Both boundary lines count: repeat, exactly and alone, the lines from the one containing "Emit a Python" to the one containing "ax = fig.add_axes([0.122, 0.2855, 0.863, 0.4965])", with pictures left out.

▸ **Provided data**
========================================

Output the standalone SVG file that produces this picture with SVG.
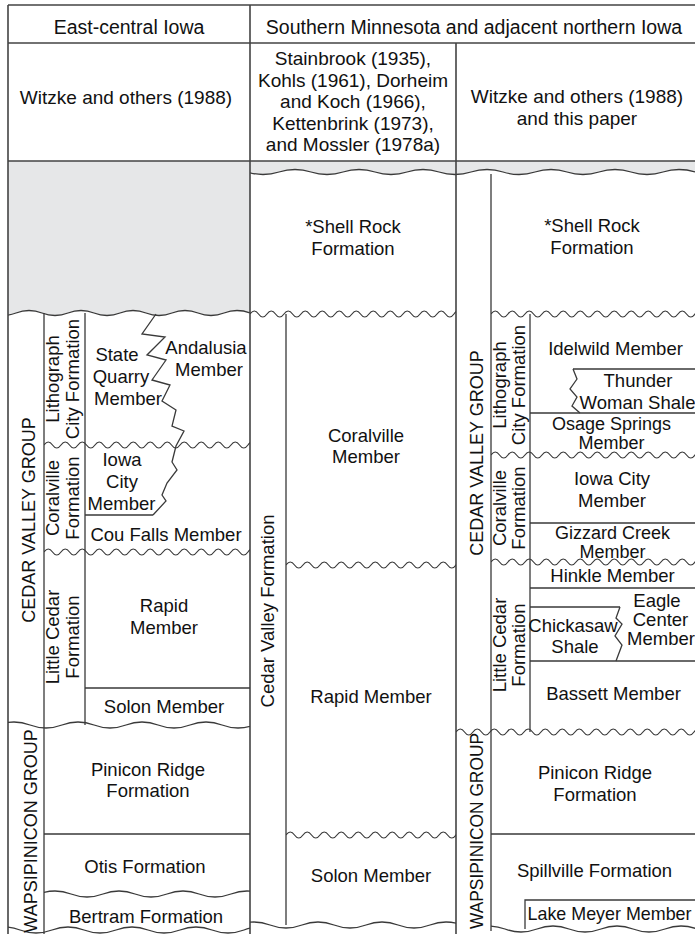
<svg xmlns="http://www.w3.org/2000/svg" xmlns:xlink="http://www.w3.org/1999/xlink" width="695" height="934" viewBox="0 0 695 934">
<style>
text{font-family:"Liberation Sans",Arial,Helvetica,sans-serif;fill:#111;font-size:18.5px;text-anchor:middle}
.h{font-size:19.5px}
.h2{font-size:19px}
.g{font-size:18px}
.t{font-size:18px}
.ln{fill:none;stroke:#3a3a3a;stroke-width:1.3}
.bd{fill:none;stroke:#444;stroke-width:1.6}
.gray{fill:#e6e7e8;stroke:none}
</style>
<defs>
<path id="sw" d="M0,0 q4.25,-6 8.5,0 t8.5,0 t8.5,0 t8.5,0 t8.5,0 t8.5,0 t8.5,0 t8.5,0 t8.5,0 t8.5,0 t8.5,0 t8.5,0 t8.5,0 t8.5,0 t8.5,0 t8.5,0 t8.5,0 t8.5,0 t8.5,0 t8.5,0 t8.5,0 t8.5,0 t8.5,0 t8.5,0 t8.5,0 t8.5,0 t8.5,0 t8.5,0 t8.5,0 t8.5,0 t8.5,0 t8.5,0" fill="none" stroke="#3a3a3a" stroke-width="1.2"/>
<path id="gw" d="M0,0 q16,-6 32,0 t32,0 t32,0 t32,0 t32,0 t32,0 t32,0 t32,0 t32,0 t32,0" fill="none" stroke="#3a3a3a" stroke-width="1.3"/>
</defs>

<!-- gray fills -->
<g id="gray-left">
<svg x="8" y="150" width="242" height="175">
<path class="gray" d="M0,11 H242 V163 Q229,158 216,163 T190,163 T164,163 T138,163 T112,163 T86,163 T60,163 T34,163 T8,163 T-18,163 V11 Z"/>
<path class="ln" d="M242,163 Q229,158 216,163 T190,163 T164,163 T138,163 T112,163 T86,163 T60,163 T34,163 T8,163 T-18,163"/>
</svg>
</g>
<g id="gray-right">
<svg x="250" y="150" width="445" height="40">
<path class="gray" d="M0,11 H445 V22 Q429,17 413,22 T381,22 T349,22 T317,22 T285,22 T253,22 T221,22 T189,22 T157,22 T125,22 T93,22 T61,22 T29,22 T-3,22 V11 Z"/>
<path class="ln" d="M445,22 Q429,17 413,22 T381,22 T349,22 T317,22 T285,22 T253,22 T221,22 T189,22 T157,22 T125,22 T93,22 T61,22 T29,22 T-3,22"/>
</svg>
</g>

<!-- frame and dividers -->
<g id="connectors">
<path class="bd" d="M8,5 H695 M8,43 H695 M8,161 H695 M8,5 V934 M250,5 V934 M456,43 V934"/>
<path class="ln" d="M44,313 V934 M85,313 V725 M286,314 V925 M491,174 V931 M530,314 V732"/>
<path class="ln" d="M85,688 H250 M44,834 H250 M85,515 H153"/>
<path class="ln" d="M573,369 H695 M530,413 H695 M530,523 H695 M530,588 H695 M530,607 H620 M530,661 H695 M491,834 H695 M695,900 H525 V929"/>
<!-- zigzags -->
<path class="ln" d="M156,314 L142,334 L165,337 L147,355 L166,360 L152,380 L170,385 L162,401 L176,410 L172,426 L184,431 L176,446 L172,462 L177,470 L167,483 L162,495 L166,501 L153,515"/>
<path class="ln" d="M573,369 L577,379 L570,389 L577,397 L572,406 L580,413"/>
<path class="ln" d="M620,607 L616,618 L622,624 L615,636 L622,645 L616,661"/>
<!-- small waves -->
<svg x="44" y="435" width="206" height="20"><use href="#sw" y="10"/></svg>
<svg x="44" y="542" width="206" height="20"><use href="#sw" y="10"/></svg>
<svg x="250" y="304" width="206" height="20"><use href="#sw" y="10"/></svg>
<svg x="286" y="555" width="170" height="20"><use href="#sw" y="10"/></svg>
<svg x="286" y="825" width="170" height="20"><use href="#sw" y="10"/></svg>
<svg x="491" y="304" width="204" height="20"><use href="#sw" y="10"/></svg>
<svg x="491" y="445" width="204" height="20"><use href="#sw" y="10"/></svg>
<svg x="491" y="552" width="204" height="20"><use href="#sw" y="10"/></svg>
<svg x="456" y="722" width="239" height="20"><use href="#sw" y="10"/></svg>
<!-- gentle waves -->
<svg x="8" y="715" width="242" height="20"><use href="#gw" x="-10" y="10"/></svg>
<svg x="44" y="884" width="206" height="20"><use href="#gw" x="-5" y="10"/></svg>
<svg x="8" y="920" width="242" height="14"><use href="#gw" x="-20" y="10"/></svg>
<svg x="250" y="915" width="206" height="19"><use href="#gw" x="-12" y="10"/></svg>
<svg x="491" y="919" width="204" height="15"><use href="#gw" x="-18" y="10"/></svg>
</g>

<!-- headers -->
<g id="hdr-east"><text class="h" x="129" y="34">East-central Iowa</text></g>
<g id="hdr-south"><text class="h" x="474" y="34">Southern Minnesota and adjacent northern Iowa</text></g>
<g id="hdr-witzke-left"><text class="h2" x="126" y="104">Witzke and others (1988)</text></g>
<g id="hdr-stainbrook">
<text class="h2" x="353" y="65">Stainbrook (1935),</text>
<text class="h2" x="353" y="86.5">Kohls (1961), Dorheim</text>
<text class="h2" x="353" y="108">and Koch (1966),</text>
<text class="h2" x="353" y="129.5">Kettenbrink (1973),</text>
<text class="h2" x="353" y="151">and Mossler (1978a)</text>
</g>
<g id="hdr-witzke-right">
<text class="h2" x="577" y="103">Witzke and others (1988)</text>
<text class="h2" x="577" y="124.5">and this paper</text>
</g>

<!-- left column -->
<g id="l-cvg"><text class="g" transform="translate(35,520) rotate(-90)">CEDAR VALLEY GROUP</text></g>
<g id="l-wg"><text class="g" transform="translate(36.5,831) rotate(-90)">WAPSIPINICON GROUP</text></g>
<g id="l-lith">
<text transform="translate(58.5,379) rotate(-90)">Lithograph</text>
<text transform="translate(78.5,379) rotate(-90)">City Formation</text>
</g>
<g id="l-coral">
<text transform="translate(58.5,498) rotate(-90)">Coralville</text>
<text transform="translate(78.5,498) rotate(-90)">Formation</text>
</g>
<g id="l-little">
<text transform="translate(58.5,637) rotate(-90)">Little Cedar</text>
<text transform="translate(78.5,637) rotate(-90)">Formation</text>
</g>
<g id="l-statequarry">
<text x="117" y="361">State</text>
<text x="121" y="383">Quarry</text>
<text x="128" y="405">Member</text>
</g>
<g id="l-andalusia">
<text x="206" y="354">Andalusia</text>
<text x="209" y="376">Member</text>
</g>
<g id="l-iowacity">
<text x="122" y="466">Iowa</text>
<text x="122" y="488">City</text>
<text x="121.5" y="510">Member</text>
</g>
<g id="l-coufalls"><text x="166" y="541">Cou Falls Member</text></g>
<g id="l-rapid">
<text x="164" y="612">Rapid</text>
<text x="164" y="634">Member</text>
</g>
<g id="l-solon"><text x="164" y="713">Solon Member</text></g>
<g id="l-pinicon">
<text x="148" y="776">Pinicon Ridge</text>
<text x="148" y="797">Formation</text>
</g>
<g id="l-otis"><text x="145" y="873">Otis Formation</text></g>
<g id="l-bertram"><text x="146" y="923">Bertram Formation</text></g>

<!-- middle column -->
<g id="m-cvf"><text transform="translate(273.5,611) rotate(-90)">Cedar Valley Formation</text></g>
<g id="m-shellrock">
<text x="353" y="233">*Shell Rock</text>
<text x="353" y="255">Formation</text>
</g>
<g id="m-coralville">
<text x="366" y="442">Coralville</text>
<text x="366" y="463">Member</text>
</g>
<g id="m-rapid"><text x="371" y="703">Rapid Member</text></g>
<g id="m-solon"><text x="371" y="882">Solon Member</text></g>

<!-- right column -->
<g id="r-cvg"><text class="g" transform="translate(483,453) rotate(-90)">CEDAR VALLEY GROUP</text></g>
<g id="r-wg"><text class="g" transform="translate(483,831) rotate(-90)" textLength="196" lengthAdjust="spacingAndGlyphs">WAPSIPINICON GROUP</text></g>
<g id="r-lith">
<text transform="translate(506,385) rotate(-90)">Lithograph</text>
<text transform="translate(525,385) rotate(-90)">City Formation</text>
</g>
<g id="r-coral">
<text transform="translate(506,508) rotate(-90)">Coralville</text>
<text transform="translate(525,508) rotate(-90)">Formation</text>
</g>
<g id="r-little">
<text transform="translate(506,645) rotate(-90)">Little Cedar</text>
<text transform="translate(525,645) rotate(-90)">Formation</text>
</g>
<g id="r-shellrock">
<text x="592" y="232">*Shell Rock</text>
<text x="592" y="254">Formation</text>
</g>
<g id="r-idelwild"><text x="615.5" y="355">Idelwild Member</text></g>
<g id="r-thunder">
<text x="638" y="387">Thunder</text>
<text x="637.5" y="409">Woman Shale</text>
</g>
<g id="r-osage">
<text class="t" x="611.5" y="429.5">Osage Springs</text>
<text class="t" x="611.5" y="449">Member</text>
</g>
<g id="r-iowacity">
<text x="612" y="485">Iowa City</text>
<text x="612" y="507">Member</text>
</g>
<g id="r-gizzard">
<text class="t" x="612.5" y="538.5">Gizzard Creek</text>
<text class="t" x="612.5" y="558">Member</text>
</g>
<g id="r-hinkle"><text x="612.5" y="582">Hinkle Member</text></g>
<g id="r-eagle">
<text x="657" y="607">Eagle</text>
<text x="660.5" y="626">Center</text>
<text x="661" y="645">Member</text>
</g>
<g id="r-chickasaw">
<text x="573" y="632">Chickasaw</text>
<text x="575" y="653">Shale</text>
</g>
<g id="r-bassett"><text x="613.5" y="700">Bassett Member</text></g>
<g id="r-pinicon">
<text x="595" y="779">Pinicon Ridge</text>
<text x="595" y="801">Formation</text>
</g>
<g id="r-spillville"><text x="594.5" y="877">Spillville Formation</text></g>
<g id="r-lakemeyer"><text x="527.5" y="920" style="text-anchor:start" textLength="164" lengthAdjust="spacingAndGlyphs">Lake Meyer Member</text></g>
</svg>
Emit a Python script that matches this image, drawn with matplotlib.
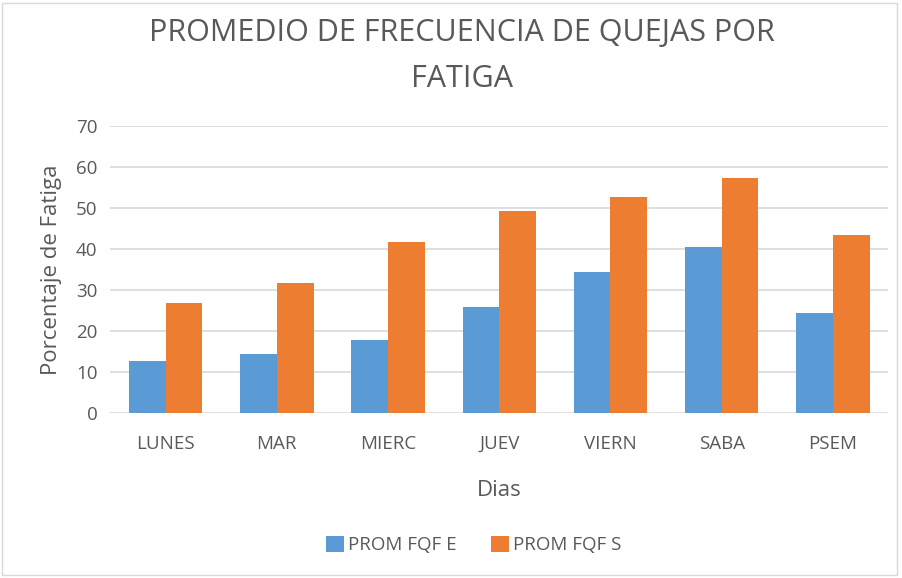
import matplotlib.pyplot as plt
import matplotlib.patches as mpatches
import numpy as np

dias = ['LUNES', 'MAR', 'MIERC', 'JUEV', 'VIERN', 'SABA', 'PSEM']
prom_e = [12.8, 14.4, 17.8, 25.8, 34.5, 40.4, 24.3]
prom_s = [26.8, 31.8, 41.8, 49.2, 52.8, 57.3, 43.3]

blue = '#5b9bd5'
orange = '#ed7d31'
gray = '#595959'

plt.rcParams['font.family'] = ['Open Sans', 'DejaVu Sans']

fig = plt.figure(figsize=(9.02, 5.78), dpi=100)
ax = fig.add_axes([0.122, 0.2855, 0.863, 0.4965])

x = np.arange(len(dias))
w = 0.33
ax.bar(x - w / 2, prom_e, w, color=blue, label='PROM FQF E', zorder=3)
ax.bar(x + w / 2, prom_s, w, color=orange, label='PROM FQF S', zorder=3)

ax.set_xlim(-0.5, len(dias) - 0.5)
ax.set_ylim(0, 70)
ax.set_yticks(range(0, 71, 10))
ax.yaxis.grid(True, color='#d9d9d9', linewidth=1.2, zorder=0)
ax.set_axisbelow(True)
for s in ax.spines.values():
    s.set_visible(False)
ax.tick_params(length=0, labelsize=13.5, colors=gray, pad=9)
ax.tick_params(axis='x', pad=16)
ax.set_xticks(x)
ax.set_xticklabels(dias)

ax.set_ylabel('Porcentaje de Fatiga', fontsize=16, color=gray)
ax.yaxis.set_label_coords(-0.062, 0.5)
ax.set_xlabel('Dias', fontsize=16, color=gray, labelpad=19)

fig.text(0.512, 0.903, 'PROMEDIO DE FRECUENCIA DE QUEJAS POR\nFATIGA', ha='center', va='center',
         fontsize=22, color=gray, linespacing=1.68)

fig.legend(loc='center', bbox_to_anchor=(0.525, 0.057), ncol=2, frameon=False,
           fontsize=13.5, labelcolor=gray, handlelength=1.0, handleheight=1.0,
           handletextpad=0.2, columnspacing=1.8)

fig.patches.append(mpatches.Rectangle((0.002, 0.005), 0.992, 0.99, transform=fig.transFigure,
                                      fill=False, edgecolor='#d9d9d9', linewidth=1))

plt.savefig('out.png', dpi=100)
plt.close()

========================================

▸ **Solved exercise**
Emit a Python script that matches this image, drawn with matplotlib.
import matplotlib.pyplot as plt
import matplotlib.patches as mpatches
import numpy as np

dias = ['LUNES', 'MAR', 'MIERC', 'JUEV', 'VIERN', 'SABA', 'PSEM']
prom_e = [12.8, 14.4, 17.8, 25.8, 34.5, 40.4, 24.3]
prom_s = [26.8, 31.8, 41.8, 49.2, 52.8, 57.3, 43.3]

blue = '#5b9bd5'
orange = '#ed7d31'
gray = '#595959'

plt.rcParams['font.family'] = ['Open Sans', 'DejaVu Sans']

fig = plt.figure(figsize=(9.02, 5.78), dpi=100)
ax = fig.add_axes([0.122, 0.2855, 0.863, 0.4965])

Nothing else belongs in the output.